Is the direct oil revenue remittance reform a defining economic move for Nigerians?
On February 13, 2026, the assistant director of information and public relations at the Ministry of Finance, Uloma Amadi, announced through a statement that President Bola Tinubu had signed an executive order suspending the collection of management and frontier exploration fees by the Nigerian National Petroleum Company (NNPC). This new order requires that taxes, royalties, and profits of oil under Production Sharing Contracts will, from henceforth, be remitted to the appropriate federal fiscal authorities.
According to the report obtained by PUNCH in September 2025, NNPC received 318.05 billion as deductions between January and August 2025 for frontier oil exploration. This deduction represents 30 percent of Production Sharing Contracts and is automatically set aside each month for exploration in inland basins. Likewise, the 30 percent rule applies to NNPC’s management fee, meaning Nigeria has lost around 60 percent of its gross oil revenue to deductions. The statement shows that the new executive order is a move to reshape cash flow and to tighten federal oversight of oil revenue administration within the sector.
Although the macroeconomic outlook shows that non-oil revenue is growing, the oil and gas sectors still remain the backbone of fiscal capacity for the Nigerian economy. The government claims that the order will improve revenue flows, increase transparency, and ensure that funds intended for national development are fully captured. Realigning oil and gas revenue to the Federation account will help close the gap that has existed for a while in monthly allocations across all tiers of government.
But the Minister of State for Finance and chairman of the Federation Account Allocation Committee (FAAC), Mrs Doris Uzoka-Anite, thinks that the projected surge in oil and gas revenue following the order could trigger exchange rate volatility and inflationary pressures if it is not managed properly. According to her, when revenues rise sharply and are fully and immediately distributed, large liquidity injections can increase inflationary pressures, complicate monetary management, and reduce the real purchasing power of allocations.
The President of Petroleum and Natural Gas Senior Staff Association of Nigeria (PENGASSAN), Comrade Festus Osifo, is of the opinion that the order was a direct attack on the Petroleum Industry Act (PIA) which will impact the economy negatively through the possible setbacks that the sector will have and the redundancy of workers. His argument is that removing retained revenue streams could constrain NNPC's and its contractors' operational flexibility, forcing them to take cost-cutting measures such as reducing hiring in the sector.

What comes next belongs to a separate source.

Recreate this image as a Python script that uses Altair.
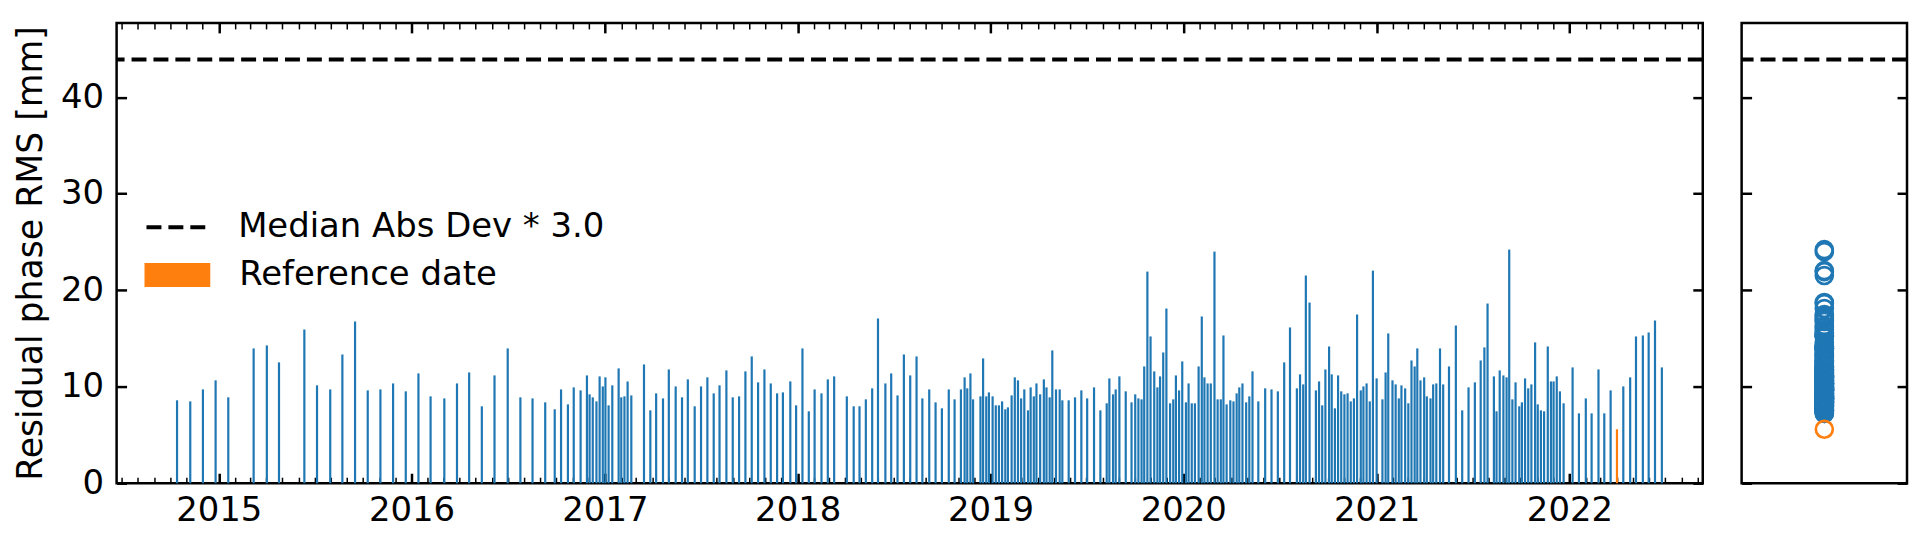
import altair as alt
import pandas as pd

FONT = "DejaVu Sans"
FS = 34
TFS = 34.8

# acquisition dates (decimal years) and residual phase RMS [mm]
dates_dec = [
    2014.786, 2014.853, 2014.920, 2014.985, 2015.050, 2015.183, 2015.250, 2015.313, 2015.445, 2015.511,
    2015.579, 2015.642, 2015.707, 2015.774, 2015.841, 2015.906, 2015.971, 2016.036, 2016.101,
    2016.170, 2016.236, 2016.299, 2016.365, 2016.431, 2016.498, 2016.565, 2016.628, 2016.693, 2016.743,
    2016.774, 2016.811, 2016.841, 2016.875, 2016.908, 2016.923, 2016.938, 2016.957, 2016.974, 2016.990,
    2017.005, 2017.021, 2017.039, 2017.072, 2017.087, 2017.103, 2017.120, 2017.139, 2017.203, 2017.236,
    2017.267, 2017.303, 2017.334, 2017.368, 2017.401, 2017.431, 2017.467, 2017.500, 2017.532, 2017.567,
    2017.597, 2017.632, 2017.664, 2017.696, 2017.729, 2017.762,
    2017.796, 2017.828, 2017.861, 2017.895, 2017.926, 2017.962, 2017.993, 2018.025, 2018.060, 2018.090,
    2018.126, 2018.157, 2018.190, 2018.255, 2018.291, 2018.322, 2018.354, 2018.388, 2018.419, 2018.455,
    2018.486, 2018.518, 2018.553, 2018.584, 2018.619, 2018.649, 2018.683, 2018.717, 2018.748, 2018.784,
    2018.815, 2018.847, 2018.866, 2018.881, 2018.897, 2018.912, 2018.948, 2018.964, 2018.979, 2018.994,
    2019.011, 2019.030, 2019.046, 2019.061, 2019.077, 2019.093, 2019.112, 2019.128, 2019.143, 2019.159,
    2019.178, 2019.195, 2019.210, 2019.225, 2019.241, 2019.258, 2019.277, 2019.292, 2019.308, 2019.323,
    2019.340, 2019.359, 2019.374, 2019.407,
    2019.440, 2019.472, 2019.504, 2019.537, 2019.570, 2019.604, 2019.619, 2019.636, 2019.652, 2019.669,
    2019.702, 2019.734, 2019.751, 2019.768, 2019.784, 2019.799, 2019.815, 2019.832, 2019.851, 2019.866,
    2019.881, 2019.897, 2019.914, 2019.933, 2019.948, 2019.964, 2019.979, 2019.997, 2020.015, 2020.030,
    2020.046, 2020.061, 2020.080, 2020.097, 2020.112, 2020.128, 2020.143, 2020.162, 2020.179, 2020.195,
    2020.210, 2020.225, 2020.244, 2020.261, 2020.277, 2020.292, 2020.308, 2020.326, 2020.344, 2020.359,
    2020.390, 2020.426, 2020.458, 2020.490, 2020.523, 2020.554, 2020.590, 2020.606, 2020.621, 2020.636,
    2020.655, 2020.688, 2020.703, 2020.719, 2020.736, 2020.755, 2020.770, 2020.785, 2020.801, 2020.819,
    2020.835, 2020.852, 2020.868, 2020.883, 2020.900, 2020.919, 2020.934, 2020.950, 2020.965, 2020.982,
    2021.001, 2021.032, 2021.047, 2021.063,
    2021.083, 2021.100, 2021.116, 2021.131, 2021.148, 2021.165, 2021.182, 2021.198, 2021.213, 2021.230,
    2021.248, 2021.263, 2021.280, 2021.295, 2021.312, 2021.331, 2021.347, 2021.378, 2021.413, 2021.444,
    2021.477, 2021.510, 2021.542, 2021.559, 2021.576, 2021.609, 2021.624, 2021.641, 2021.659, 2021.674,
    2021.689, 2021.705, 2021.723, 2021.741, 2021.756, 2021.771, 2021.787, 2021.805, 2021.823, 2021.838,
    2021.854, 2021.869, 2021.888, 2021.905, 2021.920, 2021.936, 2021.951, 2021.970, 2022.018, 2022.052,
    2022.085, 2022.117, 2022.152, 2022.182, 2022.216, 2022.281, 2022.316, 2022.347, 2022.381, 2022.413,
    2022.444, 2022.482,
]
rms_mm = [
    8.59, 8.48, 9.72, 10.66, 8.90, 13.97, 14.28, 12.52, 15.93, 10.14,
    9.72, 13.34, 16.76, 9.62, 9.72, 10.34, 9.52, 11.38, 9.00,
    8.79, 10.34, 11.48, 7.97, 11.17, 13.97, 8.90, 8.79, 8.38, 7.66,
    9.72, 8.17, 9.93, 9.62, 11.17, 9.21, 8.90, 8.48, 11.07, 10.03,
    10.97, 8.07, 10.14, 11.90, 8.90, 9.00, 10.55, 9.10, 12.31, 7.55,
    9.31, 8.79, 11.79, 10.03, 8.90, 10.76, 7.97, 10.03, 10.97, 9.31,
    10.14, 11.69, 8.90, 9.00, 11.59, 13.14,
    10.45, 11.79, 10.34, 9.31, 9.41, 10.55, 8.07, 13.97, 7.45, 9.72,
    9.31, 10.76, 11.07, 9.00, 7.97, 7.97, 8.69, 9.83, 17.07, 10.34,
    11.38, 9.10, 13.34, 11.17, 13.14, 8.79, 9.72, 8.38, 7.76, 9.72,
    8.69, 9.72, 10.97, 9.83, 11.38, 8.69, 9.00, 12.93, 9.00, 9.41,
    9.00, 8.07, 8.07, 8.48, 7.66, 7.86, 9.10, 10.97, 10.66, 8.79,
    9.72, 7.55, 9.93, 9.00, 10.34, 9.21, 10.76, 9.93, 8.90, 13.76,
    9.72, 9.72, 8.59, 8.59,
    8.90, 9.62, 8.79, 9.93, 7.55, 8.28, 10.86, 9.21, 9.72, 11.07,
    9.52, 8.38, 9.21, 8.79, 8.69, 12.10, 21.93, 15.21, 11.59, 9.93,
    11.07, 13.55, 18.10, 8.28, 8.69, 11.17, 9.62, 12.62, 8.38, 10.34,
    8.28, 8.28, 12.10, 17.28, 10.97, 10.34, 10.34, 24.00, 8.69, 8.69,
    15.31, 8.17, 8.59, 8.48, 9.31, 9.93, 10.34, 8.38, 9.00, 11.59,
    8.48, 9.83, 9.72, 9.52, 12.52, 16.14, 9.83, 11.28, 10.24, 21.52,
    18.72, 9.62, 10.55, 8.07, 11.79, 14.17, 11.28, 7.76, 11.17, 9.52,
    9.21, 9.31, 8.48, 8.79, 17.48, 9.62, 10.03, 10.34, 8.48, 22.03,
    10.86, 8.69, 11.48, 15.52,
    10.66, 10.24, 8.79, 10.14, 9.83, 8.28, 12.72, 12.10, 13.97, 10.66,
    10.97, 9.00, 8.79, 10.24, 10.34, 13.97, 10.24, 12.10, 16.34, 7.55,
    9.93, 10.45, 12.72, 14.07, 18.62, 11.07, 7.45, 11.69, 11.17, 10.97,
    24.21, 8.69, 10.45, 7.97, 8.38, 10.86, 9.83, 10.24, 14.59, 8.17,
    7.55, 7.45, 14.17, 10.55, 10.55, 11.07, 9.52, 8.28, 12.00, 7.24,
    8.79, 7.24, 11.79, 7.24, 9.62, 10.03, 10.97, 15.21, 15.31, 15.62,
    16.86, 12.00,
]
ref_date_dec = 2022.249
ref_rms_mm = 5.59
mad_threshold_mm = 43.9
y_tick_values = [0, 10, 20, 30, 40]
legend_labels = ["Median Abs Dev * 3.0", "Reference date"]
series_names = ["Reference date", "Interferogram"]
series_colors = ["#ff7f0e", "#1f77b4"]


def to_ts(d):
    y = int(d)
    a = pd.Timestamp(year=y, month=1, day=1)
    b = pd.Timestamp(year=y + 1, month=1, day=1)
    return (a + (b - a) * (d - y)).floor("D")


n = len(dates_dec)
df = pd.DataFrame({
    "date": [to_ts(d) for d in dates_dec] + [to_ts(ref_date_dec)],
    "rms": rms_mm + [ref_rms_mm],
    "kind": [series_names[1]] * n + [series_names[0]],
    "grp": ["all"] * (n + 1),
})
thr_df = pd.DataFrame({"value": [mad_threshold_mm], "label": [legend_labels[0]]})

xscale = alt.Scale(domain=[alt.DateTime(year=2014, month=7, date=1),
                           alt.DateTime(year=2022, month=9, date=1)], nice=False)
yscale = alt.Scale(domain=[0, 47.7], nice=False, zero=False)
cscale = alt.Scale(domain=series_names, range=series_colors)

YEAR = {"interval": "year", "step": 1}
MONTH = {"interval": "month", "step": 1}


def xtick_axis(orient, size, width, count):
    return alt.Axis(orient=orient, offset=-size, tickSize=size, tickWidth=width, tickColor="black",
                    labels=False, domain=False, grid=False, title=None, tickCount=count)


def ytick_axis(orient, size=10, width=2.5):
    return alt.Axis(orient=orient, offset=-size, tickSize=size, tickWidth=width, tickColor="black",
                    labels=False, domain=False, grid=False, title=None, values=y_tick_values)


x_label_axis = alt.Axis(orient="bottom", format="%Y", tickCount=YEAR, ticks=False, tickSize=0,
                        domain=False, grid=False, title=None, labelFont=FONT, labelFontSize=FS,
                        labelColor="black", labelPadding=10, labelFlush=False)
y_label_axis = alt.Axis(orient="left", values=y_tick_values, ticks=False, tickSize=0, domain=False,
                        grid=False, title="Residual phase RMS [mm]", titleFont=FONT, titleFontSize=TFS,
                        titleFontWeight="normal", titleColor="black", titlePadding=12,
                        labelFont=FONT, labelFontSize=FS, labelColor="black", labelPadding=13)

bars = alt.Chart(df).mark_bar(width=2.2).encode(
    x=alt.X("date:T", scale=xscale, axis=x_label_axis),
    y=alt.Y("rms:Q", scale=yscale, axis=y_label_axis),
    color=alt.Color("kind:N", scale=cscale, legend=alt.Legend(
        title=None, orient="none", legendX=28, legendY=220, values=[legend_labels[1]],
        symbolType="M-1,-0.364H1V0.364H-1Z", symbolSize=4356, symbolStrokeWidth=0,
        symbolOpacity=1, labelFont=FONT, labelFontSize=FS, labelColor="black",
        labelOffset=29, labelLimit=800, padding=0)),
)

thr = alt.Chart(thr_df).mark_rule(color="black", strokeWidth=4).encode(
    y=alt.Y("value:Q", scale=yscale, axis=None),
    strokeDash=alt.StrokeDash("label:N", scale=alt.Scale(domain=[legend_labels[0]], range=[[15, 7]]),
                              legend=alt.Legend(
                                  title=None, orient="none", legendX=28, legendY=170,
                                  symbolType="stroke", symbolSize=4356, symbolStrokeWidth=4,
                                  symbolStrokeColor="black", symbolDash=[15, 7],
                                  labelFont=FONT, labelFontSize=FS, labelColor="black",
                                  labelOffset=24, labelLimit=800, padding=0)),
)


def ghost(xaxis, yaxis):
    return alt.Chart(df).mark_point(opacity=0).encode(
        x=alt.X("date:T", scale=xscale, axis=xaxis),
        y=alt.Y("rms:Q", scale=yscale, axis=yaxis),
    )


g1 = ghost(xtick_axis("bottom", 6, 1.5, MONTH), ytick_axis("left"))
g2 = ghost(xtick_axis("bottom", 10, 2.5, YEAR), ytick_axis("right"))
g3 = ghost(xtick_axis("top", 6, 1.5, MONTH), None)
g4 = ghost(xtick_axis("top", 10, 2.5, YEAR), None)

main = alt.layer(g1, g2, g3, g4, bars, thr).resolve_axis(x="independent", y="independent").properties(
    width=1592, height=462)

pts_blue = alt.Chart(df[df["kind"] == series_names[1]]).mark_point(
    filled=False, size=290, strokeWidth=2.7, opacity=1).encode(
    x=alt.X("grp:N", axis=None),
    y=alt.Y("rms:Q", scale=yscale, axis=ytick_axis("left")),
    color=alt.Color("kind:N", scale=cscale, legend=None),
)
pts_ref = alt.Chart(df[df["kind"] == series_names[0]]).mark_point(
    filled=False, size=290, strokeWidth=2.7, opacity=1).encode(
    x=alt.X("grp:N", axis=None),
    y=alt.Y("rms:Q", scale=yscale, axis=ytick_axis("right")),
    color=alt.Color("kind:N", scale=cscale, legend=None),
)
thr2 = alt.Chart(thr_df).mark_rule(color="black", strokeWidth=4, strokeDash=[15, 7]).encode(
    y=alt.Y("value:Q", scale=yscale, axis=None),
)
side = alt.layer(pts_blue, pts_ref, thr2).resolve_axis(y="independent").properties(width=166, height=462)

chart = alt.hconcat(main, side, spacing=31).resolve_scale(color="independent").properties(
    padding={"left": 4, "top": 11, "right": 0, "bottom": 0}
).configure(font=FONT, view=alt.ViewConfig(stroke="black", strokeWidth=2.5))

chart.save("out.html", embed_options={"renderer": "svg", "actions": False})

The former Chairman of the Major Energies Marketers Association of Nigeria (MEMAN), Adetunji Oyebanji, also acknowledged the supposed intent of the order, which was to boost the government’s revenue, but hopes that the FGN has thought it through with NNPC so it doesn’t hamper them in terms of awarding contracts and making repairs when necessary.
The fiscal move by the Presidency to boost Nigerians' public finances and reclaim revenues lost to deductions has sparked divided opinions. The federal government, using the order, seeks to clarify regulatory mandates, strengthen fiscal transparency, and enhance revenues accruing to the Federation from the oil and gas sector. But the President of PENGASSAN and the former chairman of MEMAN see it as a setback to the oil and gas industry's growth.
Nigerians have lived through many executive orders, which, more or less, have made insignificant changes to the economy and household standard of living. The boost to the economy, as claimed by the federal government, from adopting the order will depend on implementation, stakeholder engagement, and how revenue gains are managed to support productive growth and employment opportunities.